Below are records that hold pictures; write out only the lines from their start through the line with "var svg = d3.select('#chart');", exactly, and drop the pictures.

··· Supplied material ···

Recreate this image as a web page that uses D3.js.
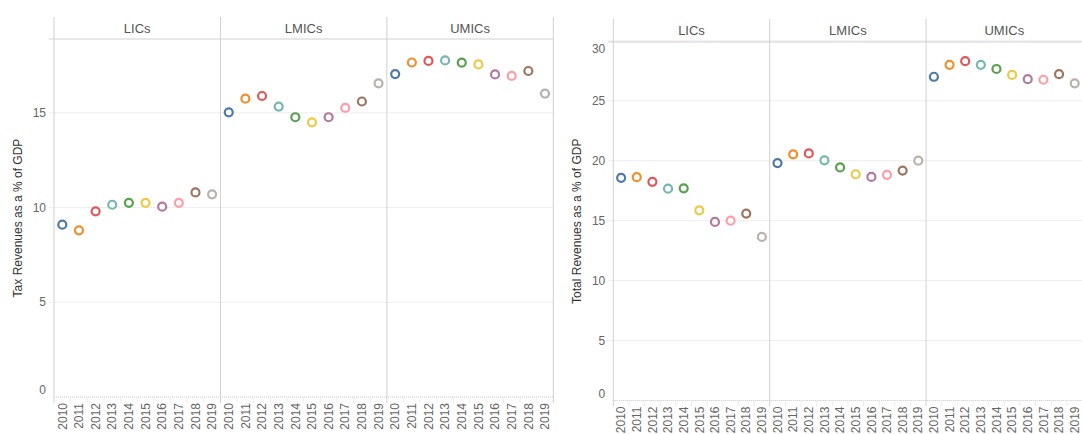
<!DOCTYPE html>
<html>
<head>
<meta charset="utf-8">
<script src="https://cdn.jsdelivr.net/npm/d3@7"></script>
<style>
  body { margin: 0; background: #fff; }
  svg { display: block; font-family: "Liberation Sans", Arial, sans-serif; }
</style>
</head>
<body>
<svg id="chart" width="1082" height="434"></svg>
<script>
// data
var years = ['2010','2011','2012','2013','2014','2015','2016','2017','2018','2019'];
var groups = ['LICs','LMICs','UMICs'];
var yearColors = ['#4e79a7','#f28e2b','#e15759','#76b7b2','#59a14f','#edc948','#b07aa1','#ff9da7','#9c755f','#bab0ac'];

var taxLICs  = [9.1, 8.8, 9.8, 10.15, 10.25, 10.25, 10.05, 10.25, 10.8, 10.7];
var taxLMICs = [15.03, 15.75, 15.89, 15.33, 14.77, 14.5, 14.77, 15.26, 15.6, 16.56];
var taxUMICs = [17.05, 17.66, 17.74, 17.77, 17.65, 17.56, 17.03, 16.95, 17.21, 16.02];

var totLICs  = [18.57, 18.63, 18.24, 17.67, 17.7, 15.86, 14.89, 15.0, 15.59, 13.64];
var totLMICs = [19.8, 20.53, 20.61, 20.03, 19.44, 18.87, 18.65, 18.82, 19.18, 20.0];
var totUMICs = [27.0, 28.0, 28.3, 28.0, 27.65, 27.15, 26.8, 26.75, 27.22, 26.45];

var taxTicks = [0, 5, 10, 15];
var totTicks = [0, 5, 10, 15, 20, 25, 30];

var svg = d3.select('#chart');

function drawPanelChart(opt) {
	var g = svg.append('g');
	var x0 = opt.left, x1 = opt.right, top = opt.top, head = opt.head, bottom = opt.bottom;

	var xGroup = d3.scaleBand().domain(groups).range([x0, x1]);
	var xYear = d3.scaleBand().domain(years).range([0, xGroup.bandwidth()]);
	var y = d3.scaleLinear().domain(opt.domain).range([bottom, head]);

	// gridlines + ticks
	g.selectAll('.grid').data(opt.ticks.filter(function(t){ return t > 0; }))
		.enter().append('line')
		.attr('x1', x0 - 5).attr('x2', x1)
		.attr('y1', function(d){ return y(d); }).attr('y2', function(d){ return y(d); })
		.attr('stroke', '#eeeeee').attr('stroke-width', 1);

	g.selectAll('.ytick').data(opt.ticks)
		.enter().append('text')
		.attr('x', x0 - 8)
		.attr('y', function(d){ return Math.max(head + 7, Math.min(bottom - 7, y(d))); })
		.attr('dy', '0.35em')
		.attr('text-anchor', 'end')
		.attr('font-size', 12)
		.attr('fill', '#666')
		.text(function(d){ return d; });

	// y title
	g.append('text')
		.attr('transform', 'translate(' + opt.titleX + ',' + ((head + bottom) / 2) + ') rotate(-90)')
		.attr('text-anchor', 'middle')
		.attr('dy', '0.35em')
		.attr('font-size', 12)
		.attr('fill', '#333')
		.text(opt.title);

	// header line
	g.append('line')
		.attr('x1', x0 - 5).attr('x2', x1)
		.attr('y1', head).attr('y2', head)
		.attr('stroke', '#d0d0d0');

	// panel dividers
	var edges = groups.map(function(d){ return xGroup(d); }).concat([x1]);
	g.selectAll('.div').data(edges)
		.enter().append('line')
		.attr('x1', function(d){ return d; }).attr('x2', function(d){ return d; })
		.attr('y1', top).attr('y2', bottom + 6)
		.attr('stroke', '#d0d0d0');

	// headers
	g.selectAll('.head').data(groups)
		.enter().append('text')
		.attr('x', function(d){ return xGroup(d) + xGroup.bandwidth() / 2; })
		.attr('y', (top + head) / 2)
		.attr('dy', '0.35em')
		.attr('text-anchor', 'middle')
		.attr('font-size', 13)
		.attr('fill', '#555')
		.text(function(d){ return d; });

	// x axis line (dotted)
	g.append('line')
		.attr('x1', x0).attr('x2', x1)
		.attr('y1', bottom).attr('y2', bottom)
		.attr('stroke', '#c8c8c8')
		.attr('stroke-dasharray', '1,1');

	groups.forEach(function(grp, gi) {
		var gx = xGroup(grp);
		var vals = opt.series[gi];

		// band separators
		g.selectAll('.sep' + gi).data(years.slice(1))
			.enter().append('line')
			.attr('x1', function(d){ return gx + xYear(d); })
			.attr('x2', function(d){ return gx + xYear(d); })
			.attr('y1', bottom).attr('y2', bottom + 6)
			.attr('stroke', '#ececec');

		// year labels
		g.selectAll('.yr' + gi).data(years)
			.enter().append('text')
			.attr('transform', function(d){
				return 'translate(' + (gx + xYear(d) + xYear.bandwidth() / 2) + ',' + (bottom + 6) + ') rotate(-90)';
			})
			.attr('text-anchor', 'end')
			.attr('dy', '0.35em')
			.attr('font-size', 12)
			.attr('fill', '#666')
			.text(function(d){ return d; });

		// points
		g.selectAll('.pt' + gi).data(vals)
			.enter().append('circle')
			.attr('cx', function(d, i){ return gx + xYear(years[i]) + xYear.bandwidth() / 2; })
			.attr('cy', function(d){ return y(d); })
			.attr('r', 4)
			.attr('fill', '#fff')
			.attr('stroke', function(d, i){ return yearColors[i]; })
			.attr('stroke-width', 2.2);
	});
}

drawPanelChart({
	left: 54, right: 553.3, top: 17, head: 39, bottom: 397,
	domain: [0, 18.9], ticks: taxTicks, titleX: 18,
	title: 'Tax Revenues as a % of GDP',
	series: [taxLICs, taxLMICs, taxUMICs]
});

drawPanelChart({
	left: 613.3, right: 1082.5, top: 19, head: 42, bottom: 400.5,
	domain: [0, 29.9], ticks: totTicks, titleX: 577,
	title: 'Total Revenues as a % of GDP',
	series: [totLICs, totLMICs, totUMICs]
});
</script>
</body>
</html>
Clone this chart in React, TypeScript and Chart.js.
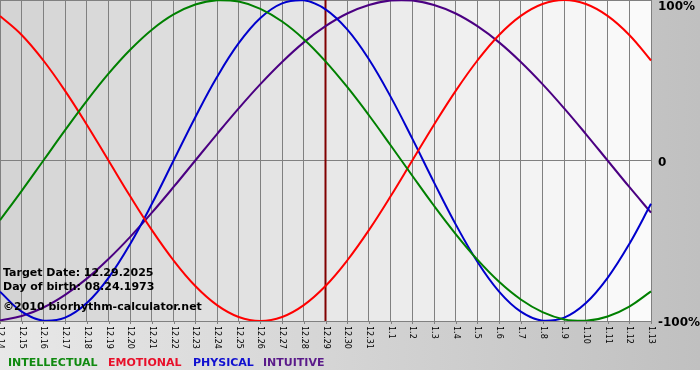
import React, { useEffect, useRef } from "react";
import { Chart, registerables } from "chart.js";

Chart.register(...registerables);

const dates = [
  "12.14", "12.15", "12.16", "12.17", "12.18", "12.19", "12.20", "12.21",
  "12.22", "12.23", "12.24", "12.25", "12.26", "12.27", "12.28", "12.29",
  "12.30", "12.31", "1.1", "1.2", "1.3", "1.4", "1.5", "1.6", "1.7", "1.8",
  "1.9", "1.10", "1.11", "1.12", "1.13",
];

const intellectual = [
  -37.2, -18.9, 0, 18.9, 37.2, 54.1, 69.0, 81.5, 91.0, 97.2, 99.9, 99.0, 94.5, 86.6, 75.6, 61.8,
  45.8, 28.2, 9.5, -9.5, -28.2, -45.8, -61.8, -75.6, -86.6, -94.5, -99.0, -99.9, -97.2, -91.0, -81.5,
];
const emotional = [
  90.1, 78.2, 62.3, 43.4, 22.3, 0, -22.3, -43.4, -62.3, -78.2, -90.1, -97.5, -100, -97.5, -90.1, -78.2,
  -62.3, -43.4, -22.3, 0, 22.3, 43.4, 62.3, 78.2, 90.1, 97.5, 100, 97.5, 90.1, 78.2, 62.3,
];
const physical = [
  -81.7, -94.2, -99.8, -97.9, -88.8, -73.1, -52.0, -27.0, 0, 27.0, 52.0, 73.1, 88.8, 97.9, 99.8, 94.2,
  81.7, 63.1, 39.8, 13.6, -13.6, -39.8, -63.1, -81.7, -94.2, -99.8, -97.9, -88.8, -73.1, -52.0, -27.0,
];
const intuitive = [
  -99.7, -96.9, -91.6, -83.7, -73.6, -61.4, -47.6, -32.5, -16.5, 0, 16.5, 32.5, 47.6, 61.4, 73.6, 83.7,
  91.6, 96.9, 99.7, 99.7, 96.9, 91.6, 83.7, 73.6, 61.4, 47.6, 32.5, 16.5, 0, -16.5, -32.5,
];

const targetDate = "12.29";
const yTickValues = [100, 0, -100];
const yTickTexts = ["100%", "0", "-100%"];
const infoLines = [
  "Target Date: 12.29.2025",
  "Day of birth: 08.24.1973",
  "\u00a92010 biorhythm-calculator.net",
];
const seriesNames = ["INTELLECTUAL", "EMOTIONAL", "PHYSICAL", "INTUITIVE"];
const seriesColors = ["#008000", "#ff0000", "#0000cc", "#4b0082"];
const legendColors = ["#108a10", "#e8102a", "#1010d0", "#5a1a8a"];
const legendX = [8, 108, 193, 263];

const FONT = "'DejaVu Sans', Verdana, sans-serif";

const bioPlugin = {
  id: "bio",
  beforeDraw(chart: any) {
    const { ctx, chartArea: a } = chart;
    const x = chart.scales.x;
    ctx.save();
    const g = ctx.createLinearGradient(0, 0, chart.width, 0);
    g.addColorStop(0, "#e8e8e8");
    g.addColorStop(1, "#c0c0c0");
    ctx.fillStyle = g;
    ctx.fillRect(0, 0, chart.width, chart.height);
    const n = dates.length - 1;
    for (let i = 0; i < n; i++) {
      const x0 = x.getPixelForValue(i);
      const x1 = x.getPixelForValue(i + 1);
      const c = Math.round(212 + ((250 - 212) * i) / (n - 1));
      ctx.fillStyle = `rgb(${c},${c},${c})`;
      ctx.fillRect(x0, a.top, x1 - x0 + 1, a.bottom - a.top);
    }
    ctx.restore();
  },
  beforeDatasetsDraw(chart: any) {
    const { ctx, chartArea: a } = chart;
    const x = chart.scales.x;
    const idx = dates.indexOf(targetDate);
    const px = x.getPixelForValue(idx);
    ctx.save();
    ctx.strokeStyle = "#800000";
    ctx.lineWidth = 2;
    ctx.beginPath();
    ctx.moveTo(px, a.top);
    ctx.lineTo(px, a.bottom);
    ctx.stroke();
    ctx.restore();
  },
  afterDraw(chart: any) {
    const { ctx, chartArea: a } = chart;
    const x = chart.scales.x;
    const y = chart.scales.y;
    ctx.save();
    ctx.strokeStyle = "#808080";
    ctx.lineWidth = 1;
    ctx.fillStyle = "#000";
    ctx.font = `8px ${FONT}`;
    ctx.textAlign = "left";
    ctx.textBaseline = "middle";
    dates.forEach((d, i) => {
      const px = Math.round(x.getPixelForValue(i)) + 0.5;
      ctx.beginPath();
      ctx.moveTo(px, a.bottom);
      ctx.lineTo(px, a.bottom + 3);
      ctx.stroke();
      ctx.save();
      ctx.translate(px, a.bottom + 5);
      ctx.rotate(Math.PI / 2);
      ctx.fillText(d, 0, 0);
      ctx.restore();
    });
    ctx.font = `bold 12px ${FONT}`;
    ctx.textAlign = "left";
    ctx.textBaseline = "middle";
    yTickValues.forEach((v, i) => {
      let py = y.getPixelForValue(v);
      if (i === 0) py += 7;
      else py += 2;
      ctx.fillText(yTickTexts[i], a.right + 7, py);
    });
    ctx.font = `bold 11px ${FONT}`;
    ctx.textBaseline = "alphabetic";
    const baselines = [276, 290, 310];
    infoLines.forEach((t, i) => ctx.fillText(t, 3, baselines[i]));
    ctx.font = `bold 11px ${FONT}`;
    seriesNames.forEach((n, i) => {
      ctx.fillStyle = legendColors[i];
      ctx.fillText(n, legendX[i], 366);
    });
    ctx.restore();
  },
};

export default function App() {
  const ref = useRef<HTMLCanvasElement>(null);
  useEffect(() => {
    if (!ref.current) return;
    const mk = (label: string, data: number[], color: string) => ({
      label,
      data,
      borderColor: color,
      backgroundColor: color,
      borderWidth: 2,
      pointRadius: 0,
      tension: 0.4,
      fill: false,
    });
    const chart = new Chart(ref.current, {
      type: "line",
      data: {
        labels: dates,
        datasets: [
          mk(seriesNames[0], intellectual, seriesColors[0]),
          mk(seriesNames[1], emotional, seriesColors[1]),
          mk(seriesNames[2], physical, seriesColors[2]),
          mk(seriesNames[3], intuitive, seriesColors[3]),
        ],
      },
      options: {
        animation: false,
        responsive: false,
        devicePixelRatio: 1,
        layout: { padding: { left: 0, top: 0, right: 49, bottom: 49 } },
        plugins: { legend: { display: false }, tooltip: { enabled: false } },
        scales: {
          x: {
            type: "category",
            offset: false,
            display: true,
            ticks: { display: false },
            grid: { color: "#808080", lineWidth: 1, drawTicks: false, offset: false },
            border: { display: false },
          },
          y: {
            position: "right",
            min: -100,
            max: 100,
            display: true,
            ticks: { display: false, stepSize: 100 },
            grid: { color: "#808080", lineWidth: 1, drawTicks: false },
            border: { display: false },
          },
        },
      },
      plugins: [bioPlugin],
    });
    return () => chart.destroy();
  }, []);
  return (
    <div style={{ position: "absolute", left: 0, top: 0, width: 700, height: 370 }}>
      <canvas ref={ref} width={700} height={370} />
    </div>
  );
}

···

## Solved exercise
Recreate this image as a web page that uses D3.js.
<!DOCTYPE html>
<html>
<head>
<meta charset="utf-8">
<script src="https://cdn.jsdelivr.net/npm/d3@7"></script>
<style>
  body { margin: 0; background: #fff; }
  svg { display: block; font-family: "Liberation Sans", Arial, sans-serif; }
</style>
</head>
<body>
<svg id="chart" width="1082" height="434"></svg>
<script>
// data
var years = ['2010','2011','2012','2013','2014','2015','2016','2017','2018','2019'];
var groups = ['LICs','LMICs','UMICs'];
var yearColors = ['#4e79a7','#f28e2b','#e15759','#76b7b2','#59a14f','#edc948','#b07aa1','#ff9da7','#9c755f','#bab0ac'];

var taxLICs  = [9.1, 8.8, 9.8, 10.15, 10.25, 10.25, 10.05, 10.25, 10.8, 10.7];
var taxLMICs = [15.03, 15.75, 15.89, 15.33, 14.77, 14.5, 14.77, 15.26, 15.6, 16.56];
var taxUMICs = [17.05, 17.66, 17.74, 17.77, 17.65, 17.56, 17.03, 16.95, 17.21, 16.02];

var totLICs  = [18.57, 18.63, 18.24, 17.67, 17.7, 15.86, 14.89, 15.0, 15.59, 13.64];
var totLMICs = [19.8, 20.53, 20.61, 20.03, 19.44, 18.87, 18.65, 18.82, 19.18, 20.0];
var totUMICs = [27.0, 28.0, 28.3, 28.0, 27.65, 27.15, 26.8, 26.75, 27.22, 26.45];

var taxTicks = [0, 5, 10, 15];
var totTicks = [0, 5, 10, 15, 20, 25, 30];

var svg = d3.select('#chart');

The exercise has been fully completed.